Short problem >>
Type out the complete listing below word for word, without its pictures.

Available data >>
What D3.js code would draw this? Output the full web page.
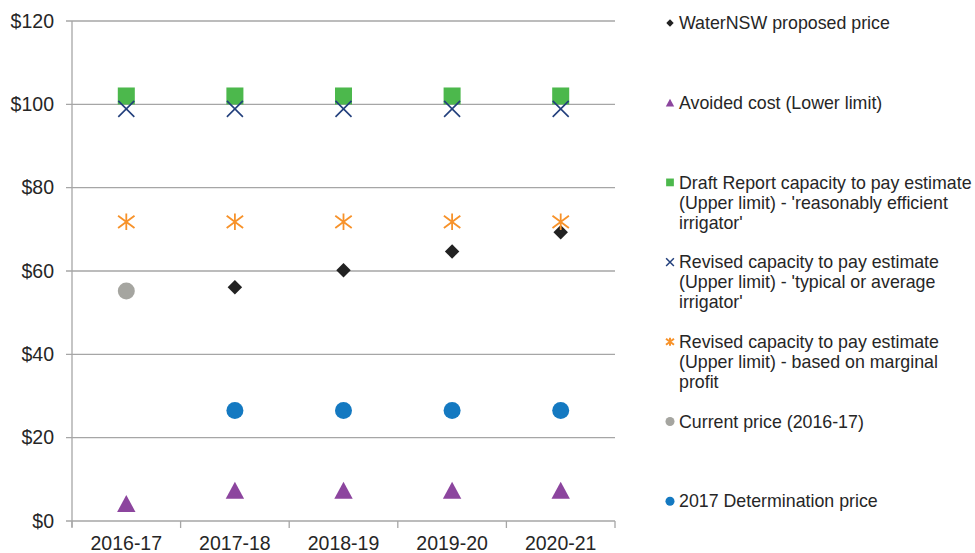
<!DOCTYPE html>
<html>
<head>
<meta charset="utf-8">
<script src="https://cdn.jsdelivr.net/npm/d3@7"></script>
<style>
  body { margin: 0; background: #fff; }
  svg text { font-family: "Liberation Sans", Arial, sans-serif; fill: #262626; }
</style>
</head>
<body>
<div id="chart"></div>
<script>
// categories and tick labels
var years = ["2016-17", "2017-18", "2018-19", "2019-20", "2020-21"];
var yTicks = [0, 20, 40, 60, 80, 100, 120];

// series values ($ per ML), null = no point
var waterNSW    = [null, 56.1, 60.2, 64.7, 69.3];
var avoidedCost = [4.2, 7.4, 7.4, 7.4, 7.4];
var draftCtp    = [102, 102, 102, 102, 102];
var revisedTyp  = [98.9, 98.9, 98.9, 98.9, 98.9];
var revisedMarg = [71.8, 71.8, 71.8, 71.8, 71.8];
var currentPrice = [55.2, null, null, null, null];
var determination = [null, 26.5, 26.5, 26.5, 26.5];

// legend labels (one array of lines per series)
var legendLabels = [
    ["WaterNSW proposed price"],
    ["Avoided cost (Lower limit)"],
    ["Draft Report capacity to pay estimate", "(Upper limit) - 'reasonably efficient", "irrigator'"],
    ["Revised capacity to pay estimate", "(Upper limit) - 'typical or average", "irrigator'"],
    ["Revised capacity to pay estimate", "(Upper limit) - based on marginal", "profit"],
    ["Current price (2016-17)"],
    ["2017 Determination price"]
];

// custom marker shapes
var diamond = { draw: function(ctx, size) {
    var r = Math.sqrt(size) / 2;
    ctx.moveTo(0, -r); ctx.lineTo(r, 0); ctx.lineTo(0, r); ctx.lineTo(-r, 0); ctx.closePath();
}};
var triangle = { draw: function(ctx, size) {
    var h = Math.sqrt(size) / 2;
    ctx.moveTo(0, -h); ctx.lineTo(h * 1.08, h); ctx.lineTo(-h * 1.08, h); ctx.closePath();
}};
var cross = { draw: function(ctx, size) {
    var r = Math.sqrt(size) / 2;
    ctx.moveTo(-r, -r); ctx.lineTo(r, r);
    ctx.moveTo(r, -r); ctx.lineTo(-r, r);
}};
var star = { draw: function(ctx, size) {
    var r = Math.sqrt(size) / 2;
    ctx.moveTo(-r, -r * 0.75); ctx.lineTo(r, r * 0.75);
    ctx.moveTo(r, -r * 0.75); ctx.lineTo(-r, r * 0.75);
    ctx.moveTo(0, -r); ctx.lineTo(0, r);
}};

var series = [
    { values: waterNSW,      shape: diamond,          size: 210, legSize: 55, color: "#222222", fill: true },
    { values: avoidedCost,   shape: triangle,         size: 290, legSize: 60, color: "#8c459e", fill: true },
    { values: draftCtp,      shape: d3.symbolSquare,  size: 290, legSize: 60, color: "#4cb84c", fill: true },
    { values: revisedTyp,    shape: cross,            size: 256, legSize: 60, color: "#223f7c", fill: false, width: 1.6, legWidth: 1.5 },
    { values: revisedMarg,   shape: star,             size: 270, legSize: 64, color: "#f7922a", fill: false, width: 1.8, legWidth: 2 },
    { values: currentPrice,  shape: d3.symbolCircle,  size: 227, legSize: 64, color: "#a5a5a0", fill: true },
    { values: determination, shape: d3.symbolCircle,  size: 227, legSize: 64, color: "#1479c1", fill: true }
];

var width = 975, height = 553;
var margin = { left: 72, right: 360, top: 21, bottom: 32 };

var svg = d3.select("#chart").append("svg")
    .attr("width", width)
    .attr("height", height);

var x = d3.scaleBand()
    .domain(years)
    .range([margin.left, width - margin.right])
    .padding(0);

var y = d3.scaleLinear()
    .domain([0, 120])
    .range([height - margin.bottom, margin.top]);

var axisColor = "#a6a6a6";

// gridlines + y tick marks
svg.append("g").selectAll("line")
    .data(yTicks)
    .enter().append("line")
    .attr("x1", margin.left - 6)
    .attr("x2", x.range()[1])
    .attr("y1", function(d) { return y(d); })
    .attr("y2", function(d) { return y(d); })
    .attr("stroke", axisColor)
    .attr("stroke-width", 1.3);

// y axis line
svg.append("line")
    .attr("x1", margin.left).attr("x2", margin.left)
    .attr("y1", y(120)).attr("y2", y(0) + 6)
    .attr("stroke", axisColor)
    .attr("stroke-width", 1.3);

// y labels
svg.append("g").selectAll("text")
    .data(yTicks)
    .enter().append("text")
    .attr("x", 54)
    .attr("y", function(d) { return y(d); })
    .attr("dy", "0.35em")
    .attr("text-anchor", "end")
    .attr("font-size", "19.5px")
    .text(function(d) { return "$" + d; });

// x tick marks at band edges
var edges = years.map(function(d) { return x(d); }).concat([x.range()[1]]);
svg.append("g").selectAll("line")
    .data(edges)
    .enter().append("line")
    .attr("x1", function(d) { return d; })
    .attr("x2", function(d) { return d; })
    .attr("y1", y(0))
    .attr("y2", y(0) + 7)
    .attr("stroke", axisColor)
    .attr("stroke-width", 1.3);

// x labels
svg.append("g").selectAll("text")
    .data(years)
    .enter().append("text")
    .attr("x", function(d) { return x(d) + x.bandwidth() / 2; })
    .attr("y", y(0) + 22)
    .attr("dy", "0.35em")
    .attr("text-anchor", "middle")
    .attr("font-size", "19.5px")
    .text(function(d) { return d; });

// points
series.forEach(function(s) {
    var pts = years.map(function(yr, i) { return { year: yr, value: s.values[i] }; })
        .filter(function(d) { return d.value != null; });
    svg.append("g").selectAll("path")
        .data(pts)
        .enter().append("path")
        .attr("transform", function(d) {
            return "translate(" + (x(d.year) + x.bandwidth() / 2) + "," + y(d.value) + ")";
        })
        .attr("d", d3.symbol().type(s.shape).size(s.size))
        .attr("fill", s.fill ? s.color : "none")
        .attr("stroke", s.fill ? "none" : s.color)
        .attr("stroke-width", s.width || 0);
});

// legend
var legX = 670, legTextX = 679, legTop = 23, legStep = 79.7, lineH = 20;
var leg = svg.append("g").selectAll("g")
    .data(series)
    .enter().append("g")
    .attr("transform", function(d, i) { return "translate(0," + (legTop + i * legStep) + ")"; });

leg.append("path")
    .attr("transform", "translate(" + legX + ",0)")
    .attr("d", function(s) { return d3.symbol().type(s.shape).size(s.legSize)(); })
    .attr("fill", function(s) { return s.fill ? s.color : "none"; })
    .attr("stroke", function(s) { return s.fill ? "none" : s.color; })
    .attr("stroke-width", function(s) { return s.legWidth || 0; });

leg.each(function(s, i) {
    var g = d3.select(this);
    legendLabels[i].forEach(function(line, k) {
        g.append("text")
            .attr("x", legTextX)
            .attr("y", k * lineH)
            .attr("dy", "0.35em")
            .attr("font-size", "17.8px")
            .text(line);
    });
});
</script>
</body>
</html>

Task result >>
What D3.js code would draw this? Output the full web page.
<!DOCTYPE html>
<html>
<head>
<meta charset="utf-8">
<script src="https://cdn.jsdelivr.net/npm/d3@7"></script>
<style>
  body { margin: 0; background: #fff; }
  svg text { font-family: "Liberation Sans", Arial, sans-serif; fill: #262626; }
</style>
</head>
<body>
<div id="chart"></div>
<script>
// categories and tick labels
var years = ["2016-17", "2017-18", "2018-19", "2019-20", "2020-21"];
var yTicks = [0, 20, 40, 60, 80, 100, 120];

// series values ($ per ML), null = no point
var waterNSW    = [null, 56.1, 60.2, 64.7, 69.3];
var avoidedCost = [4.2, 7.4, 7.4, 7.4, 7.4];
var draftCtp    = [102, 102, 102, 102, 102];
var revisedTyp  = [98.9, 98.9, 98.9, 98.9, 98.9];
var revisedMarg = [71.8, 71.8, 71.8, 71.8, 71.8];
var currentPrice = [55.2, null, null, null, null];
var determination = [null, 26.5, 26.5, 26.5, 26.5];

// legend labels (one array of lines per series)
var legendLabels = [
    ["WaterNSW proposed price"],
    ["Avoided cost (Lower limit)"],
    ["Draft Report capacity to pay estimate", "(Upper limit) - 'reasonably efficient", "irrigator'"],
    ["Revised capacity to pay estimate", "(Upper limit) - 'typical or average", "irrigator'"],
    ["Revised capacity to pay estimate", "(Upper limit) - based on marginal", "profit"],
    ["Current price (2016-17)"],
    ["2017 Determination price"]
];

// custom marker shapes
var diamond = { draw: function(ctx, size) {
    var r = Math.sqrt(size) / 2;
    ctx.moveTo(0, -r); ctx.lineTo(r, 0); ctx.lineTo(0, r); ctx.lineTo(-r, 0); ctx.closePath();
}};
var triangle = { draw: function(ctx, size) {
    var h = Math.sqrt(size) / 2;
    ctx.moveTo(0, -h); ctx.lineTo(h * 1.08, h); ctx.lineTo(-h * 1.08, h); ctx.closePath();
}};
var cross = { draw: function(ctx, size) {
    var r = Math.sqrt(size) / 2;
    ctx.moveTo(-r, -r); ctx.lineTo(r, r);
    ctx.moveTo(r, -r); ctx.lineTo(-r, r);
}};
var star = { draw: function(ctx, size) {
    var r = Math.sqrt(size) / 2;
    ctx.moveTo(-r, -r * 0.75); ctx.lineTo(r, r * 0.75);
    ctx.moveTo(r, -r * 0.75); ctx.lineTo(-r, r * 0.75);
    ctx.moveTo(0, -r); ctx.lineTo(0, r);
}};

var series = [
    { values: waterNSW,      shape: diamond,          size: 210, legSize: 55, color: "#222222", fill: true },
    { values: avoidedCost,   shape: triangle,         size: 290, legSize: 60, color: "#8c459e", fill: true },
    { values: draftCtp,      shape: d3.symbolSquare,  size: 290, legSize: 60, color: "#4cb84c", fill: true },
    { values: revisedTyp,    shape: cross,            size: 256, legSize: 60, color: "#223f7c", fill: false, width: 1.6, legWidth: 1.5 },
    { values: revisedMarg,   shape: star,             size: 270, legSize: 64, color: "#f7922a", fill: false, width: 1.8, legWidth: 2 },
    { values: currentPrice,  shape: d3.symbolCircle,  size: 227, legSize: 64, color: "#a5a5a0", fill: true },
    { values: determination, shape: d3.symbolCircle,  size: 227, legSize: 64, color: "#1479c1", fill: true }
];

var width = 975, height = 553;
var margin = { left: 72, right: 360, top: 21, bottom: 32 };

var svg = d3.select("#chart").append("svg")
    .attr("width", width)
    .attr("height", height);

var x = d3.scaleBand()
    .domain(years)
    .range([margin.left, width - margin.right])
    .padding(0);

var y = d3.scaleLinear()
    .domain([0, 120])
    .range([height - margin.bottom, margin.top]);

var axisColor = "#a6a6a6";

// gridlines + y tick marks
svg.append("g").selectAll("line")
    .data(yTicks)
    .enter().append("line")
    .attr("x1", margin.left - 6)
    .attr("x2", x.range()[1])
    .attr("y1", function(d) { return y(d); })
    .attr("y2", function(d) { return y(d); })
    .attr("stroke", axisColor)
    .attr("stroke-width", 1.3);

// y axis line
svg.append("line")
    .attr("x1", margin.left).attr("x2", margin.left)
    .attr("y1", y(120)).attr("y2", y(0) + 6)
    .attr("stroke", axisColor)
    .attr("stroke-width", 1.3);

// y labels
svg.append("g").selectAll("text")
    .data(yTicks)
    .enter().append("text")
    .attr("x", 54)
    .attr("y", function(d) { return y(d); })
    .attr("dy", "0.35em")
    .attr("text-anchor", "end")
    .attr("font-size", "19.5px")
    .text(function(d) { return "$" + d; });

// x tick marks at band edges
var edges = years.map(function(d) { return x(d); }).concat([x.range()[1]]);
svg.append("g").selectAll("line")
    .data(edges)
    .enter().append("line")
    .attr("x1", function(d) { return d; })
    .attr("x2", function(d) { return d; })
    .attr("y1", y(0))
    .attr("y2", y(0) + 7)
    .attr("stroke", axisColor)
    .attr("stroke-width", 1.3);

// x labels
svg.append("g").selectAll("text")
    .data(years)
    .enter().append("text")
    .attr("x", function(d) { return x(d) + x.bandwidth() / 2; })
    .attr("y", y(0) + 22)
    .attr("dy", "0.35em")
    .attr("text-anchor", "middle")
    .attr("font-size", "19.5px")
    .text(function(d) { return d; });

// points
series.forEach(function(s) {
    var pts = years.map(function(yr, i) { return { year: yr, value: s.values[i] }; })
        .filter(function(d) { return d.value != null; });
    svg.append("g").selectAll("path")
        .data(pts)
        .enter().append("path")
        .attr("transform", function(d) {
            return "translate(" + (x(d.year) + x.bandwidth() / 2) + "," + y(d.value) + ")";
        })
        .attr("d", d3.symbol().type(s.shape).size(s.size))
        .attr("fill", s.fill ? s.color : "none")
        .attr("stroke", s.fill ? "none" : s.color)
        .attr("stroke-width", s.width || 0);
});

// legend
var legX = 670, legTextX = 679, legTop = 23, legStep = 79.7, lineH = 20;
var leg = svg.append("g").selectAll("g")
    .data(series)
    .enter().append("g")
    .attr("transform", function(d, i) { return "translate(0," + (legTop + i * legStep) + ")"; });

leg.append("path")
    .attr("transform", "translate(" + legX + ",0)")
    .attr("d", function(s) { return d3.symbol().type(s.shape).size(s.legSize)(); })
    .attr("fill", function(s) { return s.fill ? s.color : "none"; })
    .attr("stroke", function(s) { return s.fill ? "none" : s.color; })
    .attr("stroke-width", function(s) { return s.legWidth || 0; });

leg.each(function(s, i) {
    var g = d3.select(this);
    legendLabels[i].forEach(function(line, k) {
        g.append("text")
            .attr("x", legTextX)
            .attr("y", k * lineH)
            .attr("dy", "0.35em")
            .attr("font-size", "17.8px")
            .text(line);
    });
});
</script>
</body>
</html>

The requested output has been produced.